La baraka d’Abdellah Taïa

Abdellah Taïa, Mon Maroc, Séguier, 2000

Le premier livre d’Abdellah Taïa, Mon Maroc, est un véritable ravissement au sens étymologique du terme : il nous entraîne, nous emporte, nous saisit. Le Maroc qu’il y dépeint se trouve être le prisme au travers duquel il décide de s’écrire, car dire son pays, c’est, d’une certaine manière, révéler ce que l’on est.

Les personnages, les lieux qui nourrissent l’ouvrage, constituent autant de miroirs permettant au narrateur-auteur de revenir sur sa vie, sur ce parcours qui, de la naissance à l’âge adulte, le mène de Rabat à Paris.

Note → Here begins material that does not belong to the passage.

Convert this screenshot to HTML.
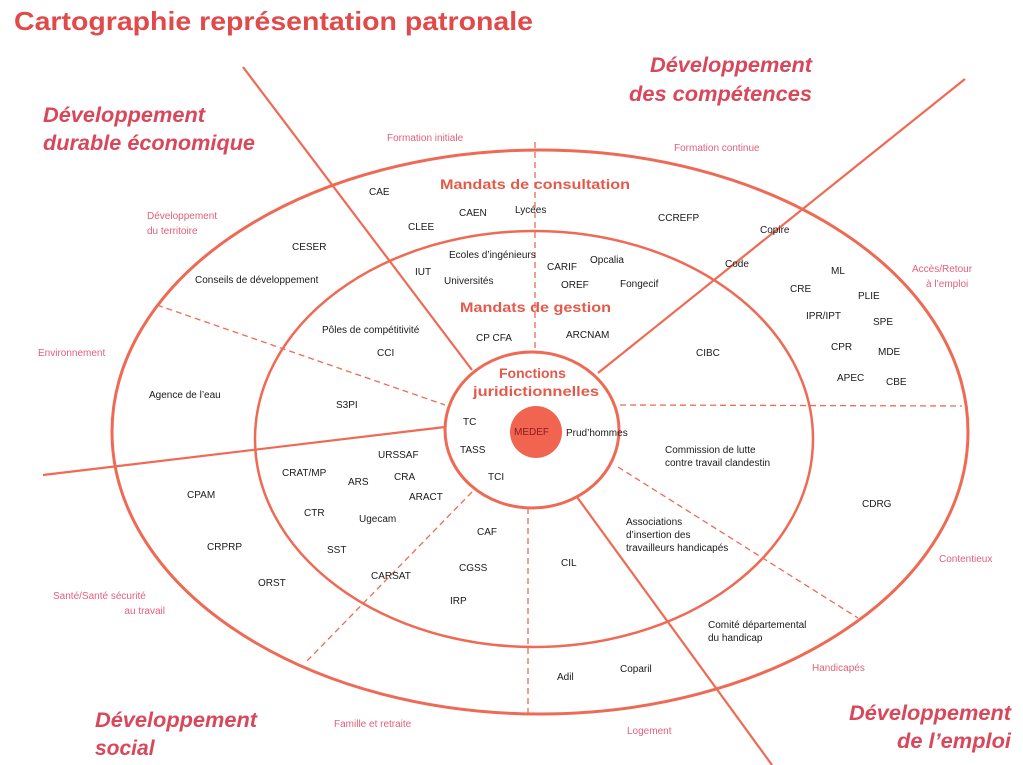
<!DOCTYPE html>
<html><head><meta charset="utf-8"><style>
html,body{margin:0;padding:0;background:#fff;}
svg{display:block;}
.b{font-family:"Liberation Sans",sans-serif;font-size:10px;fill:#1a1a1a;}
.p{font-family:"Liberation Sans",sans-serif;font-size:10px;fill:#e2607a;}
.h{font-family:"Liberation Sans",sans-serif;font-size:21px;font-weight:bold;font-style:italic;fill:#d9475a;}
.m{font-family:"Liberation Sans",sans-serif;font-size:14px;font-weight:bold;fill:#e45a4a;}
</style></head><body>
<svg width="1023" height="765" viewBox="0 0 1023 765" xmlns="http://www.w3.org/2000/svg">
<rect width="1023" height="765" fill="#fff"/>
<g fill="none" stroke="#ef6a55">
<ellipse cx="540" cy="432" rx="428" ry="282" stroke-width="3"/>
<ellipse cx="534" cy="439" rx="279" ry="208" stroke-width="2.5"/>
<line x1="243" y1="67" x2="472" y2="370" stroke-width="2.2"/>
<line x1="43" y1="475" x2="445" y2="427" stroke-width="2.2"/>
<line x1="598" y1="373" x2="965" y2="79" stroke-width="2.2"/>
<line x1="577" y1="497" x2="772" y2="765" stroke-width="2.2"/>
<g stroke-width="1.3" stroke-dasharray="6,4">
<line x1="535" y1="142" x2="535" y2="352"/>
<line x1="157" y1="305" x2="445" y2="405"/>
<line x1="620" y1="405" x2="962" y2="406"/>
<line x1="618" y1="467" x2="858" y2="618"/>
<line x1="472" y1="492" x2="305" y2="663"/>
<line x1="528" y1="508" x2="528" y2="713"/>
</g>
<ellipse cx="532" cy="430" rx="87" ry="78" fill="#fff" stroke-width="3"/>
</g>
<circle cx="536" cy="432" r="26" fill="#f06450"/>
<text x="14" y="30" font-family="Liberation Sans,sans-serif" font-size="26" font-weight="bold" fill="#e04a4a" textLength="519" lengthAdjust="spacingAndGlyphs">Cartographie représentation patronale</text>
<text class="h" x="43" y="122" textLength="162" lengthAdjust="spacingAndGlyphs">Développement</text>
<text class="h" x="43" y="150" textLength="212" lengthAdjust="spacingAndGlyphs">durable économique</text>
<text class="h" x="650" y="72" textLength="162" lengthAdjust="spacingAndGlyphs">Développement</text>
<text class="h" x="629" y="101" textLength="183" lengthAdjust="spacingAndGlyphs">des compétences</text>
<text class="h" x="95" y="727" textLength="162" lengthAdjust="spacingAndGlyphs">Développement</text>
<text class="h" x="95" y="755">social</text>
<text class="h" x="849" y="720" textLength="162" lengthAdjust="spacingAndGlyphs">Développement</text>
<text class="h" x="897" y="748" textLength="114" lengthAdjust="spacingAndGlyphs">de l’emploi</text>
<text class="p" x="387" y="141">Formation initiale</text>
<text class="p" x="674" y="151">Formation continue</text>
<text class="p" x="147" y="219">Développement</text>
<text class="p" x="147" y="234">du territoire</text>
<text class="p" x="38" y="356">Environnement</text>
<text class="p" x="912" y="272">Accès/Retour</text>
<text class="p" x="926" y="287">à l’emploi</text>
<text class="p" x="939" y="562">Contentieux</text>
<text class="p" x="812" y="671">Handicapés</text>
<text class="p" x="627" y="734">Logement</text>
<text class="p" x="334" y="727">Famille et retraite</text>
<text class="p" x="53" y="599">Santé/Santé sécurité</text>
<text class="p" x="165" y="614" text-anchor="end">au travail</text>
<text class="m" x="440" y="189" textLength="190" lengthAdjust="spacingAndGlyphs">Mandats de consultation</text>
<text class="m" x="460" y="312" textLength="151" lengthAdjust="spacingAndGlyphs">Mandats de gestion</text>
<text class="m" x="499" y="378">Fonctions</text>
<text class="m" x="473" y="396" textLength="126" lengthAdjust="spacingAndGlyphs">juridictionnelles</text>
<g class="b">
<text class="b" x="369" y="195">CAE</text>
<text class="b" x="459" y="216">CAEN</text>
<text class="b" x="515" y="213">Lycées</text>
<text class="b" x="408" y="230">CLEE</text>
<text class="b" x="658" y="221">CCREFP</text>
<text class="b" x="760" y="233">Copire</text>
<text class="b" x="292" y="250">CESER</text>
<text class="b" x="195" y="283">Conseils de développement</text>
<text class="b" x="449" y="258">Ecoles d’ingénieurs</text>
<text class="b" x="415" y="275">IUT</text>
<text class="b" x="444" y="284">Universités</text>
<text class="b" x="547" y="270">CARIF</text>
<text class="b" x="590" y="263">Opcalia</text>
<text class="b" x="561" y="288">OREF</text>
<text class="b" x="620" y="287">Fongecif</text>
<text class="b" x="725" y="267">Code</text>
<text class="b" x="831" y="274">ML</text>
<text class="b" x="790" y="292">CRE</text>
<text class="b" x="858" y="299">PLIE</text>
<text class="b" x="806" y="319">IPR/IPT</text>
<text class="b" x="873" y="325">SPE</text>
<text class="b" x="831" y="350">CPR</text>
<text class="b" x="878" y="355">MDE</text>
<text class="b" x="837" y="381">APEC</text>
<text class="b" x="886" y="385">CBE</text>
<text class="b" x="696" y="356">CIBC</text>
<text class="b" x="322" y="333">Pôles de compétitivité</text>
<text class="b" x="377" y="356">CCI</text>
<text class="b" x="476" y="341">CP CFA</text>
<text class="b" x="566" y="338">ARCNAM</text>
<text class="b" x="149" y="398">Agence de l’eau</text>
<text class="b" x="336" y="408">S3PI</text>
<text class="b" x="463" y="425">TC</text>
<text class="b" x="460" y="453">TASS</text>
<text class="b" x="488" y="480">TCI</text>
<text x="514" y="435" font-family="Liberation Sans,sans-serif" font-size="10" fill="#8a1c1c">MEDEF</text>
<text class="b" x="566" y="436">Prud’hommes</text>
<text class="b" x="665" y="453">Commission de lutte</text>
<text class="b" x="665" y="466">contre travail clandestin</text>
<text class="b" x="378" y="458">URSSAF</text>
<text class="b" x="282" y="476">CRAT/MP</text>
<text class="b" x="394" y="480">CRA</text>
<text class="b" x="348" y="485">ARS</text>
<text class="b" x="409" y="500">ARACT</text>
<text class="b" x="187" y="498">CPAM</text>
<text class="b" x="304" y="516">CTR</text>
<text class="b" x="359" y="522">Ugecam</text>
<text class="b" x="477" y="535">CAF</text>
<text class="b" x="626" y="525">Associations</text>
<text class="b" x="626" y="538">d’insertion des</text>
<text class="b" x="626" y="551">travailleurs handicapés</text>
<text class="b" x="862" y="507">CDRG</text>
<text class="b" x="207" y="550">CRPRP</text>
<text class="b" x="327" y="553">SST</text>
<text class="b" x="561" y="566">CIL</text>
<text class="b" x="371" y="579">CARSAT</text>
<text class="b" x="459" y="571">CGSS</text>
<text class="b" x="258" y="586">ORST</text>
<text class="b" x="450" y="604">IRP</text>
<text class="b" x="708" y="628">Comité départemental</text>
<text class="b" x="708" y="641">du handicap</text>
<text class="b" x="620" y="672">Coparil</text>
<text class="b" x="557" y="680">Adil</text>
</g>
</svg>
</body></html>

De chapitre en chapitre, au fil des rencontres, Abdellah se dévoile : relation à la mère, M’Barka, circoncision, premier amour, rencontres littéraires (Mohamed Choukri, Paul Bowles, Jean Starobinski), l’université, la vie à Paris.

On est souvent touché par cette sensibilité, par ce regard simple qui dit toujours vrai, toujours juste, par les émerveillements du narrateur, par ses joies, ses peines qui deviennent les nôtres.

Un des textes relate sa rencontre avec le critique Jean Starobinski, à Genève. Abdellah Taïa se donne alors pour but de toucher ses vêtements « pour avoir un peu de cette réussite, un peu de sa baraka ». Après être parvenu à sa fin, il se demande si la baraka de Starobinski est bien passée en lui… « Seules les années à venir me le diront » écrit-il. On peut aujourd’hui répondre que oui, la bénédiction, la réussite, la chance de l’auteur de La Relation critique lui a bien été transmise. Chacun de ses livres en est la parfaite illustration.